Wednesday, February 18, 2015

Hill Blocks View

Fannin County has all the usual road signs that make me think of inane third-grade-level jokes. Signs like “Slow Children” (I guess they can’t get out of the road fast enough) and “Blind Drive” (I thought you had to take an eye test to get a license). But there is one sign that I do not recall ever seeing before. It says “Hill Blocks View.” Maybe I’ve never seen it because most of my driving from the age of 22 until recently was done on the notoriously flat and boring roads of Florida. Perhaps it is a common sign in other places in this country. Regardless, I don’t see the point of the sign.

A couple of things about the sign have me stumped. First of all, it seems so, well, obvious. Of course the hill blocks the view—it’s a giant mound of dirt, rock and vegetation. Any fool can see that. Do we really need a road sign pointing it out? One could speculate that the sign was created and mandated by the same over-cautious bureaucracy that considers us idiots and is bound and determined to put warning signs on everything. Signs like “Caution: Knives Are Sharp” or “Caution: Wood Has Splinters.” Did it ever occur to the mewling wimps who promulgate such signs that if someone is so unaware of his surroundings that he doesn’t realize there is a hill blocking his view, the odds are that he probably is not going to notice a sign that tells him there is a hill blocking his view?

The problem with the theory that the sign is product of a out-of-control namby-pamby bureaucracy is that you would then expect to see a sign that says “End of Hill Blocks View” so that the one motorist in ten million who may not have noticed that a hill was blocking his view will know that his view is no longer blocked. Since there is no such sign, it occurs to me that maybe there a real need for a “Hill Blocks View” sign. For the life of me I can’t think what it might be, and I’ve lost sleep pondering the question.

Someone I discussed this with offered the explanation that the sign is meant to warn drivers that there may be an unseen danger over the hill. If that’s the case, why don’t they warn drivers of a specific danger to be encountered rather than an anonymous one? Wouldn’t it be better if they used a sign that alerted drivers to the exact nature of the unseen danger like “Hidden Drive Ahead” or “School Bus Stop Over Hill”? That way drivers would know what to expect and be able to prepare themselves for it. As it stands now, if the sign is meant as a warning, it could be a warning of anything from a raging tanker truck fire to the edge of the world to a line of protesting marchers waving signs saying, “Have a blessed day.” How do you prepare for a danger when you don't know what it is? Remember, the sign was put up to warn people who can't see a damn hill in front of them. They are probably not the quickest witted drivers and need all the help they can get in preparing for a possible emergency.

Ahh, but that’s the point, you say. There could be any number of dangers lying beyond the crest of the hill you can’t see over. The authorities are simply alerting drivers that there may be a danger ahead that they can’t see because there is a hill blocking their view. 

But that gets me back to my original point. Any reasonable driver should be able to see that there is a hill in front of him that blocks his view of the road and, therefore, be able to reason that there could be an unseen danger ahead.

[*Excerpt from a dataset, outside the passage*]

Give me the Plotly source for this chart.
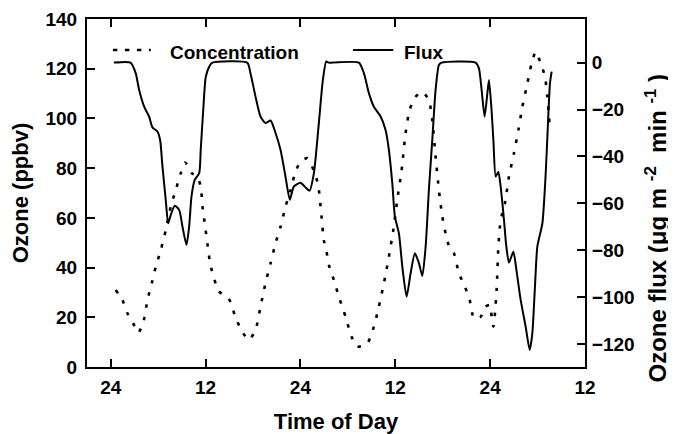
import plotly.graph_objects as go

# Flux (right axis), hours since first midnight
flux_hours = [0.4, 2.5, 3.16, 3.59, 4.23, 4.86, 5.28, 5.91, 6.25, 6.54, 6.96, 7.27, 7.59, 8.10, 8.66,
              9.08, 9.58, 9.92, 10.22, 10.63, 11.19, 11.39, 11.73, 12.03, 12.58, 12.87,
              17.27, 17.68, 18.32, 18.95, 19.58, 20.22, 20.85, 21.48, 22.11, 22.66, 23.16, 24.01,
              24.56, 25.15, 25.70, 26.33, 26.84, 27.27, 27.56,
              31.39, 32.03, 32.66, 33.29, 34.14, 34.77, 35.19, 35.62, 35.95, 36.46, 36.89, 37.43,
              37.94, 38.48, 38.99, 39.42, 39.84, 40.25, 40.68, 41.10, 41.52, 41.86,
              46.16, 46.58, 46.92, 47.30, 47.65, 47.85, 48.15, 48.41, 48.70, 49.04, 49.33, 49.75,
              50.05, 50.38, 50.94, 51.32, 51.86, 52.49, 53.00, 53.34, 53.67, 53.97, 54.61, 55.03,
              55.37, 55.57, 55.78]
flux_values = [0, 0, -4.5, -11.6, -18.8, -23, -27.6, -29.4, -33, -44, -58.5, -68.5, -65, -61, -62.8,
               -70, -77.7, -70, -57, -50, -47.2, -37, -18.8, -6, -1, 0,
               0, -4.5, -14.5, -23, -25.8, -24.7, -30, -37.2, -48.6, -58.5, -52.9, -51.2,
               -52.9, -54.6, -47.2, -25.8, -7.4, 0.5, 0,
               0, -4.5, -13, -18.8, -23, -28.7, -37.2, -51.4, -65.7, -72.8, -87, -99.8,
               -89.8, -81.3, -85.5, -91, -78.5, -54.3, -33, -11.6, -1, 0,
               0, -2.4, -11.6, -23, -13, -7.4, -18.8, -33, -48.6, -46.5, -52.9, -67.1,
               -78.5, -85.3, -80.6, -88.4, -101.2, -112.6, -122.5, -115.4, -95.5, -78.5, -68.5, -47.2,
               -21.6, -8.8, -3.8]

# Ozone concentration (left axis)
conc_hours = [0.63, 1.48, 2.11, 2.84, 3.47, 4.10, 4.65, 5.19, 5.70, 6.33, 6.96, 7.59, 8.23, 8.86, 9.42,
              10.25, 10.97, 11.39, 11.61, 11.87, 12.28, 12.62, 13.67, 14.94, 15.78, 16.63, 17.47,
              18.32, 18.95, 19.58, 20.22, 20.85, 21.48, 22.11, 22.75, 23.38, 24.01, 24.86, 25.91,
              26.33, 26.67, 26.96, 27.27, 27.6, 28.23, 28.86, 29.71, 30.47, 31.19, 32.46, 33.29,
              33.92, 34.56, 35.19, 35.75, 36.25, 36.80, 37.30, 37.81, 38.57, 39.42, 40.25, 40.68,
              41.10, 41.52, 41.95, 42.46, 42.87, 43.42, 44.05, 44.81, 45.41, 45.95, 46.80, 47.43,
              47.97, 48.19, 48.41, 48.61, 48.82, 49.04, 49.33, 49.87, 50.38, 51.01, 51.57, 52.08,
              52.71, 53.25, 53.76, 54.39, 54.94, 55.24, 55.44, 55.57]
conc_values = [31, 27, 21.6, 17.6, 13.8, 17.6, 27, 33.7, 40.3, 47, 55, 64.5, 71.2, 78, 82.3,
               78, 76.5, 72.5, 64.5, 58.5, 48.4, 41, 30.5, 27.5, 20, 14.2, 10.9,
               14.9, 24.3, 33.7, 41.7, 49.8, 56.4, 64.5, 71.2, 78.6, 82.6, 84, 77.2,
               71.2, 60.5, 51, 47, 41, 35, 28.3, 20.2, 12.2, 8.2, 9.5, 16.2,
               24.3, 33.7, 44.4, 55.1, 67.2, 79.2, 94, 103.4, 108.7, 110.7, 107.4, 99.4,
               84.6, 71.2, 60.5, 52.4, 48, 45.7, 37.7, 32.3, 27, 19.6, 20.2, 24.3,
               25, 20.2, 16.2, 21.6, 31, 48.4, 59.1, 65.8, 76.5, 86, 95.3, 104.7,
               114.1, 122.2, 126.8, 122.2, 116.8, 108.7, 100.7, 95.3]

x_tickvals = [0, 12, 24, 36, 48, 60]
x_ticktext = ["24", "12", "24", "12", "24", "12"]
left_ticks = [0, 20, 40, 60, 80, 100, 120, 140]
right_ticks = [-120, -100, -80, -60, -40, -20, 0]
series_names = ["Concentration", "Flux"]

FONT = "Liberation Sans, Arial, Helvetica, sans-serif"
TICKFONT = dict(family=FONT, size=19, color="black", weight="bold")
TITLEFONT = dict(family=FONT, size=22, color="black", weight="bold")
CONC_DASH = "3.5px,9px"

fig = go.Figure()
fig.add_trace(go.Scatter(x=conc_hours, y=conc_values, mode="lines", name=series_names[0],
                         line=dict(color="black", width=2.6, dash=CONC_DASH, shape="spline", smoothing=0.6),
                         yaxis="y", showlegend=False))
fig.add_trace(go.Scatter(x=flux_hours, y=flux_values, mode="lines", name=series_names[1],
                         line=dict(color="black", width=2, shape="spline", smoothing=0.6),
                         yaxis="y2", showlegend=False))

# Manual legend (sample lines + labels, paper coordinates)
fig.add_shape(type="line", xref="paper", yref="paper", x0=0.052, x1=0.128, y0=0.911, y1=0.911,
              line=dict(color="black", width=2.6, dash="4.5px,7.5px"))
fig.add_annotation(xref="paper", yref="paper", x=0.162, y=0.905, xanchor="left", yanchor="middle",
                   text=series_names[0], showarrow=False, font=dict(family=FONT, size=19, color="black", weight="bold"))
fig.add_shape(type="line", xref="paper", yref="paper", x0=0.534, x1=0.615, y0=0.911, y1=0.911,
              line=dict(color="black", width=2))
fig.add_annotation(xref="paper", yref="paper", x=0.632, y=0.905, xanchor="left", yanchor="middle",
                   text=series_names[1], showarrow=False, font=dict(family=FONT, size=19, color="black", weight="bold"))

# Right-axis title (placed as in the original, slightly below the axis centre)
fig.add_annotation(xref="paper", yref="paper", x=1.142, y=0.40, xanchor="center", yanchor="middle",
                   textangle=-90, showarrow=False,
                   text="Ozone flux (μg m&nbsp;<sup>-2</sup>&nbsp;&nbsp;min&nbsp;<sup>-1</sup>&nbsp;)",
                   font=dict(family=FONT, size=24, color="black", weight="bold"))

axis_common = dict(showgrid=False, zeroline=False, showline=True, linecolor="black", linewidth=2,
                   ticks="inside", ticklen=8, tickwidth=2, tickcolor="black",
                   tickfont=TICKFONT, automargin=False)

# The page body has an 8px default margin; margins below compensate for it.
fig.update_layout(
    width=676, height=434,
    margin=dict(l=79, r=99, t=11, b=75),
    paper_bgcolor="white", plot_bgcolor="white",
    font=dict(family=FONT, color="black", weight="bold"),
    showlegend=False,
    xaxis=dict(range=[-3, 60], tickvals=x_tickvals, ticktext=x_ticktext, mirror="ticks",
               ticklabelstandoff=2,
               title=dict(text="Time of Day", font=TITLEFONT, standoff=17),
               **axis_common),
    yaxis=dict(range=[0, 140], tickvals=left_ticks, ticklabelstandoff=4,
               title=dict(text="Ozone (ppbv)", font=TITLEFONT, standoff=12),
               **axis_common),
    yaxis2=dict(range=[-129.8, 18.6], tickvals=right_ticks, overlaying="y", side="right",
                ticklabelstandoff=1, **axis_common),
)

fig.write_html("out.html")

Ergo, the sign is superfluous when it comes to careful and attentive drivers. 

For drivers who are so blind or inattentive that they don’t see that there is a hill blocking their view, then they sure as hell aren’t going to notice the sign. That means the sign is pointless for inattentive drivers. 

And if there are drivers who can see that there is a view-blocking hill in front of them but are too dimwitted to realize that there could be an unseen danger ahead, then a sign that tells them what they can already see—namely, that there is a hill ahead of them that is blocking their view—isn’t going to help them connect the dots. That means the sign is no help with stupid drivers. 

No matter how you look at it, the sign does not accomplish a purpose. There is such a thing as circular logic. This sign is circular idiocy.

Now at this point you’re probably thinking that I sound a obsessive over this sign and have spent way too much time dwelling on it. But that’s the glory and value of being retired and having the leisure to think long and hard about things both great and small. Most busy people would pass by the sign and never give it another thought. But it’s different with old retired farts. We have the time to think our way through things and reach those small incontestable kernels of absolute truth so needed in this confusing and messed up world. And the truth in this case is that a “Hill Blocks View” sign is a stupid waste of taxpayer money.

But the larger point of this post (and it does have a point regardless of what you may think) is that because retired people have the time to think deeply about things in life, the next time an old fart gives you some advice or says stuff like rap music sucks or Babe Ruth was the greatest baseball player who ever lived or God help us if Hillary Clinton ever gets elected president, don’t be so dismissive. The old fart has probably given the matter a lot of thought and may have a point.